Glittering above me, the storm is at it’s peak, drowning the surrounding field, the ice ripping my clothes, and the wind stealing my air. Jolts of skin-melting electricity shoot into the ground nearby, and the soft, calming chimes in the distance are gone. So deafening is the storm that I try to yell, and it is nonexistent in the roaring thunder, like it was stolen from the same thieving wind that continues to take my breath. Looking back at the pile of rock that was once my shelter, the wind calms for only a brief moment, enough for a quick swallow of wet, chilled air that stings when it hits my lungs.
The sopping mound of stone sits silent, poker-faced, and stern, offering no tranquility or resolution. Opening my arms, I exhale as the last spark of lightning streaks across the sky, painting a single violet-frayed finger in the darkness that points exactly to where I stand.

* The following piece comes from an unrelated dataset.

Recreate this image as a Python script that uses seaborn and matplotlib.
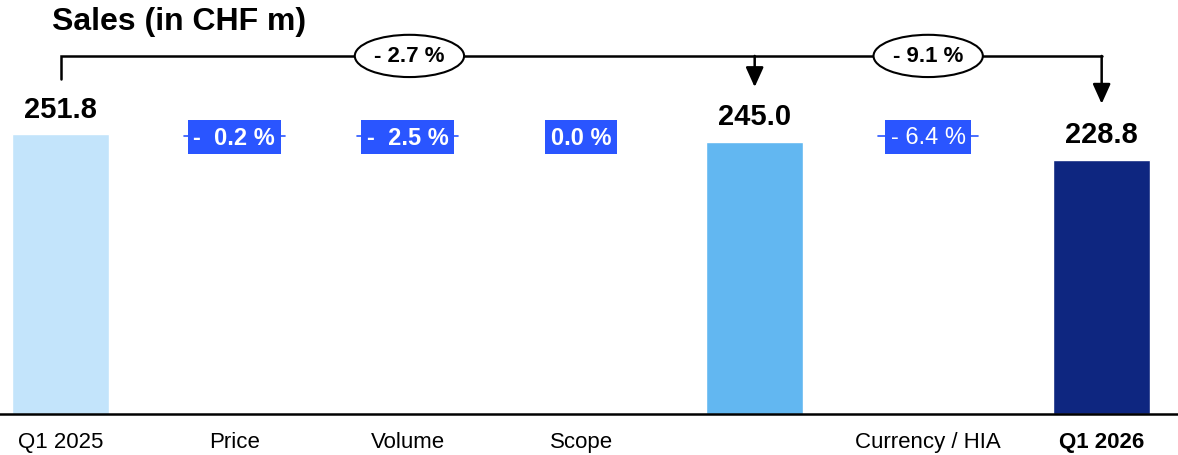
import numpy as np
import pandas as pd
import matplotlib
matplotlib.use("Agg")
import matplotlib.pyplot as plt
from matplotlib.patches import Ellipse
import seaborn as sns

# --- data -------------------------------------------------------------
categories = ["Q1 2025", "Price", "Volume", "Scope", "", "Currency / HIA", "Q1 2026"]
sales = [251.8, 0.0, 0.0, 0.0, 245.0, 0.0, 228.8]
bar_labels = ["251.8", "", "", "", "245.0", "", "228.8"]
bar_colors = ["#C3E4FB", "#FFFFFF", "#FFFFFF", "#FFFFFF", "#62B7F1", "#FFFFFF", "#0E2680"]

step_positions = [1, 2, 3, 5]
step_labels = ["-  0.2 %", "-  2.5 %", "0.0 %", "- 6.4 %"]
step_bold = [True, True, True, False]

bracket_labels = ["- 2.7 %", "- 9.1 %"]
bracket_targets = [4, 6]

# --- style ------------------------------------------------------------
sns.set_theme(style="white")
plt.rcParams["font.family"] = ["Liberation Sans", "DejaVu Sans"]

fig = plt.figure(figsize=(11.78, 4.56), dpi=100)
ax = fig.add_axes([0.0, 41 / 456, 1.0, 415 / 456])

df = pd.DataFrame({"category": categories, "sales": sales})
sns.barplot(data=df, x="category", y="sales", hue="category",
            order=categories, hue_order=categories,
            palette=dict(zip(categories, bar_colors)),
            width=0.56, legend=False, ax=ax, saturation=1)

ax.set_xlim(-0.35, 6.44)
ax.set_ylim(0, 373.2)
ax.set_xlabel("")
ax.set_ylabel("")
ax.set_yticks([])
for side in ["left", "right", "top"]:
    ax.spines[side].set_visible(False)
ax.spines["bottom"].set_color("black")
ax.spines["bottom"].set_linewidth(1.8)

ax.tick_params(axis="x", length=0, pad=12, labelsize=16, colors="black")
ax.set_xticks(range(len(categories)))
ax.set_xticklabels(categories)
ax.get_xticklabels()[-1].set_fontweight("bold")

# values above totals
for i, (v, lab) in enumerate(zip(sales, bar_labels)):
    if lab:
        ax.annotate(lab, xy=(i, v), xytext=(0, 8), textcoords="offset points",
                    ha="center", va="bottom", fontsize=21, fontweight="bold",
                    color="black")

# step changes in blue boxes
box_blue = "#2A55FF"
for pos, lab, bold in zip(step_positions, step_labels, step_bold):
    if lab != "0.0 %":
        ax.plot([pos - 0.29, pos + 0.29], [250, 250], color=box_blue, lw=1.2, zorder=2)
    ax.text(pos, 249, lab, ha="center", va="center", fontsize=17,
            fontweight="bold" if bold else "normal", color="white", zorder=3,
            bbox=dict(boxstyle="square,pad=0.24", fc=box_blue, ec="none"))

# bracket connecting the totals
y_br = 322
ax.plot([0, 0, 6], [301, y_br, y_br], color="black", lw=1.8,
        solid_joinstyle="miter", zorder=2)
arrow_ends = [294, 279]
for tgt, yend in zip(bracket_targets, arrow_ends):
    ax.annotate("", xy=(tgt, yend), xytext=(tgt, y_br),
                arrowprops=dict(arrowstyle="-|>,head_length=1.0,head_width=0.45",
                                color="black", lw=1.8, shrinkA=0, shrinkB=0))

ellipse_x = [2.01, 5.0]
for ex, lab in zip(ellipse_x, bracket_labels):
    ax.add_patch(Ellipse((ex, y_br), width=0.63, height=38, fc="white",
                         ec="black", lw=1.5, zorder=4))
    ax.text(ex, y_br, lab, ha="center", va="center", fontsize=16,
            fontweight="bold", color="black", zorder=5)

fig.text(52 / 1178, 1 - 22 / 456, "Sales (in CHF m)", ha="left", va="center",
         fontsize=23, fontweight="bold", color="black")

fig.savefig("out.png", dpi=100)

If there was some way to say everything that needed saying, then it may all come spewing out like the oatmeal-soup bile of a bulimic, and this would be a thousand pages long. But nothing makes sense anymore, and trying to retain full composure is faulty at best. Unfortunately, this means confusion on top of confusion. And in this world, confusion is everything. It’s what makes us vulnerable, and what keeps us weak. We are, by nature, afraid of what we don’t understand, and this binds us in constant purgatorial restraints. We are so far beyond anything even remotely close to the every day norm, that when this becomes all you know, it’s hard to understand the reality that the rest of the world lives. To find a common interest, or to communicate in a way that has any meaning is next to impossible. I’ve spent so much time thinking about everything in my life. Unfortunately, I don’t seem to comprehend a good single-digit percentage. I’m at a point in my life where the ties and bindings I thought I needed are slowly starting to untie and loosen, and it is without a doubt one of the most interesting things I’ve ever experienced. It’s as if I’m watching the landscape around me crumble bit by bit, and the only thing I’m able to do is watch, because its like seeing someone drown. And little by little, my life is land-sliding and I’m watching the foundations of buildings and landmarks pick up speed. Shortly, I feel that I’m going to see it all crash to the ground, and my world is going to tilt. Dipping ever so slightly into the deep end, giving me a taste of the chaos that will be out of my hands beyond that point. I’m in a continuous loop of my past, wondering how the impossible odds were in my favor and how I’m in the same mental state I was years ago with such different scenery. I’m not exactly sure what it is, but I can feel it with an intensity that’s inexplicable. It’s spilling out of the seams, having filled up somewhere deep within me, and if I don’t relieve some of the pressure I’m going to burst in some violent explosion where all my insides are spread out over the distance of a mile.
I’m not asking for you to understand, or for you to feel sorry, because you won’t understand, and feeling sorry wont bring peace to my internal pandemonium. I’m asking my mind to file away the clutter and bring some sort of order to the mess that is my brain. I’m asking to let go of the impulses, and let go of the constant backseat narration that comes with my every waking moment. I need some sort of serenity. I need undisturbed sleep. And most importantly, I need complete control.
When I close my eyes all I can see is open fields for miles, the leaves ruffling and dancing in the slight breeze. The sun is on my face, and a pack of smashed cigarettes hide in my back pocket. I don’t know where I am, or where I’m going from here, but all I can hear from somewhere in the distance is “keep it together”- an infinite track list on repeat.